I remember when we used to go home on summer holiday we used to bring Basmati rice and Kabseh spices with us to cook a big family feast in my grandparents' house. We were not alone in that, every other Syrian family had similar occasions in the summer months. Slowly Kabseh became a stable dish on the Syrian table. It became so integrated in the cuisine that a Uni friend of mine, who was from another city, thought Kabseh is a traditional Damascene dish.

Kabseh is the national dish of Saudi Arabia. It is simple but extremely addictive. It is spicy rice pilaf served with meat. You can cook the meat with the rice or separately.
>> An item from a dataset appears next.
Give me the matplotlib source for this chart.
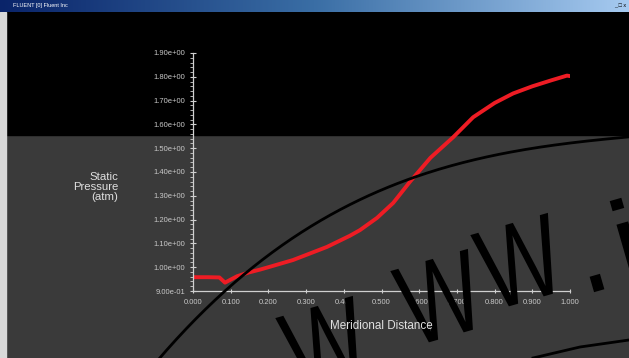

I prefer the latter.

Two things differentiate Kabseh from any other Byriani-like dish: dry lime and the special spice mix of cumin, cinnamon, cloves, cardamom, galangal and more dry lime. You can buy ready made Kabseh spice mix from any Middle Eastern supermarket.



Here is my Kabseh recipe:

Basmati rice 1.5 cups
Chicken stock 1.5 cups
Water 1.5 cups
Two Tomatoes
One medium Onion sliced
One chopped green chilli
Sliced pepper 1tbs
Sliced Carrot 1tbs
Kabseh spice mix 1tbs
Dry lime 4-5

Wash your rice and soak in cold water for 20 min.

Start by sweating the onions in vegetable oil. Add the chilli, carrot and peppers. Gently crush the dry lime to allow cooking water to get in. Add the lime with the spice mix to the pot. Grate your tomatoes or put them in a food processor then add them and cook for few minutes then add the stock and water and season well.

Drain the rice and add to the mix. Bring back to boil. Stir the rice once and turn the heat down. Let cook for 20 minutes.

Serve with grilled chicken and salad or yoghurt.